Considering the CPU timings, reported in Tables 9 and 10, we find very similar results: on average, the \(\omega\)- and the \(\theta\)-variants yield a slight advantage, but offer much more predictable performance, with thinner-tailed distributions. This happens uniformly across the four different GHK setups we chose for the uniform sequences.

Similarly to the DCC experiment, we considered the other optimisation algorithms (Newton–Raphson and L-BFGS) in a small Monte Carlo experiment with 10 replications. The Newton method showed convergence rates similar to the BFGS ones; on the contrary the L-BFGS encountered several failures for the traditional parametrisation when high correlations were involved. In particular, the traditional parametrisation always failed to converge with \(\rho =0.90\) or \(\rho =0.95\). The CPU time performance deteriorated dramatically for the Newton method, with the spherical parametrisations (especially the \(\theta\)-variant) faster than the traditional. The L-BFGS method was also slower than the standard BFGS, especially for high values of \(\rho\): when convergence was achieved for the traditional parametrisation, it reported better CPU performances than the SCP variants. In this regard, however, we remark upon the fact that SCP granted much better convergence results. For the sake of brevity, we report in Table 11 the average CPU time in seconds for the \(\rho = \{0.50, 0.75, 0.90\}\) cases (owing to their overall null or small convergence failure rate), with \(U = 100\).

Table 11 Average CPU time (in seconds) for the parametrisations in the multivariate probit example: Newton method and L-BFGS

To summarise the whole experiment, the SCP in the form of the \(\theta\)-variant achieves the best results for high values of \(\rho\), especially in terms of ensuring that convergence takes place at all: in those cases where comparison is possible, it guarantees the best numerical performance.

4 Conclusion and Directions for Future Research

Efficient parametrisations in optimisation problems can be very effective. In the context of statistical and econometric models the estimation of correlation matrices poses several issues given the nature of the correlation matrix itself.

In this paper, we analysed the usage of the spherical coordinates representation: following the previous contributions by Pinheiro & Bates (1996) and Rapisarda et al. (2007) we have applied the SCP to some widely used econometric models.

We provide three examples, ranging across different use cases: apart from a few exceptions, the SCP enhances numerical optimisation of log-likelihood functions, both in terms of stability and numerical performance, especially so when the correlation matrix is badly conditioned. Of the two alternative parametrisations proposed here, both SCP methods improve on the traditional approach but the relative gain depends on the context.

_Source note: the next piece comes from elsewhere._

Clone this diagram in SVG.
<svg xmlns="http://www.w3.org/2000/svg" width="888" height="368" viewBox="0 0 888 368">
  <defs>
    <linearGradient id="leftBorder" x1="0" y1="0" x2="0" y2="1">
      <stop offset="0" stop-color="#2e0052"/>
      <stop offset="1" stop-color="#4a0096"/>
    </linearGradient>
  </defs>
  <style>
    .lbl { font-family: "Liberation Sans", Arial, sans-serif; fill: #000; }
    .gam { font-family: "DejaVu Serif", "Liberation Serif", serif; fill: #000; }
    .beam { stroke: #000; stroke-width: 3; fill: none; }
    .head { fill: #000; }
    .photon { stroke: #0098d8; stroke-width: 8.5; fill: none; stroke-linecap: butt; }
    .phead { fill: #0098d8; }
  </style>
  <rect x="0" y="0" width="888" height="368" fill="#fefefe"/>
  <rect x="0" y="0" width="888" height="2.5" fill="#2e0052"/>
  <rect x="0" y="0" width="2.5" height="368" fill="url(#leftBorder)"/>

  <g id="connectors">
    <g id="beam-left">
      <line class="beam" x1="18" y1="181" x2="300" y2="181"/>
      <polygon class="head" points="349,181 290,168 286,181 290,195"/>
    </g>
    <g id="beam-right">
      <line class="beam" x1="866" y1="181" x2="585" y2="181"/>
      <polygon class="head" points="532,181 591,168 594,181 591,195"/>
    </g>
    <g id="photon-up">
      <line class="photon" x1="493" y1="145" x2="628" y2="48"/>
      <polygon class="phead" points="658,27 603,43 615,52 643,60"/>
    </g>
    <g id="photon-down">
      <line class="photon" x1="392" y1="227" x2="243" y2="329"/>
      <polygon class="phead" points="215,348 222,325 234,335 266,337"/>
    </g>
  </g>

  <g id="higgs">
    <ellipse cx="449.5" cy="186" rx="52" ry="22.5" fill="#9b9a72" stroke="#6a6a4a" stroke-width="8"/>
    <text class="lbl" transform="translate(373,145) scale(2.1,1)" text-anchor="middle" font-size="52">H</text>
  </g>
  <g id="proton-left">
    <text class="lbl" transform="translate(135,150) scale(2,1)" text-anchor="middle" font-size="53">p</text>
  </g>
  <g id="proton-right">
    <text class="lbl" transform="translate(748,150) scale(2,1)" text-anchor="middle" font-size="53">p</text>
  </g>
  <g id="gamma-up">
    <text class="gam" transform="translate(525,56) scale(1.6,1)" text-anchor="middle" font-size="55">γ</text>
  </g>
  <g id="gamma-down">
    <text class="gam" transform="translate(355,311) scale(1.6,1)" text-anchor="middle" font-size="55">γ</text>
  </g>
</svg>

Clearly, the scope of the SCP could be extended to models not considered here. For example, one could consider estimating the DCC model with fat-tailed innovations. It would also be interesting to extend the results presented here for the multivariate probit model to the multinomial probit model, especially in the light of its potential for computational complexity (see e.g., Fares et al., 2018). That case, however, would be considerably more complex as the natural parametrisation for the multinomial probit involves a matrix in which diagonal elements may be different from 1 (see e.g., Train, 2009, Section 5.2).

In conclusion, the SCP appears to be a powerful tool for dealing with estimation procedures involving correlation matrices, especially in ill-conditioned cases. Numerical performance is better and, estimation is still possible in limiting cases that would be impossible to handle otherwise.

5 Computational Details

All experiments have been run in the econometric software gretl. In particular, we have used the 2022c release, installed on a Linux machine.